Reconstruction of a giant ichthyosaur from the late Triassic period, bulk-feeding on small squid. Photograph: Marcello Perillo/University of Bonn
The Guardian has a story about giant ichthyosaurs. A couple ichthyosaurs found in the Swiss Alps are shedding light on the feeding processes of these giant animals. The specimens, which lived during the Triassic Period, have enormous teeth. Large enough to help capture giant squid. A team of researchers have described their research about the two specimens of Shastasaurus sikkanniensis, which were discovered between 1976 and 1990, in the Journal of Vertebrate Paleontology.
The remains of a huge sea creature with enormous teeth that could have helped it capture giant squid have been found in the Swiss Alps.
Ichthyosaurs were large marine reptiles with an elongated, snakey shape. They first emerged after the end of the Permian extinction, an event also known as the “great dying”, which occurred about 250m years ago and which wiped out more than two-thirds of species on land and 96% of marine species.
The toothy beast is one of three giant ichthyosaurs discovered in the Swiss Alps and is thought to have lived during the late Triassic period, about 205m years ago – potentially making them some of the last such behemoths.
The team said the findings helped resolve the conundrum of whether giant ichthyosaurs, like some smaller species of the creatures, had teeth.

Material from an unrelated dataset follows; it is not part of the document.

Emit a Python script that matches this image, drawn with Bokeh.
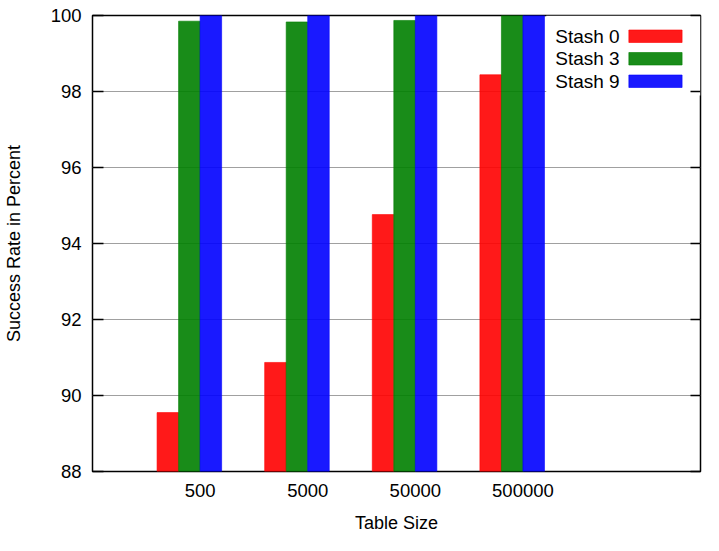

Prof Martin Sander, of the University of Bonn, a co-author of the study, said: “It’s all very, very scanty evidence. We have these ghosts swimming in the late Triassic oceans for tens of millions of years, and we don’t know what they look like. It’s an embarrassment for palaeontology.
“For a while we thought they had teeth. Then we thought, well, we never find any teeth. Now we have the tooth of a giant and a giant tooth. So some of them have teeth.”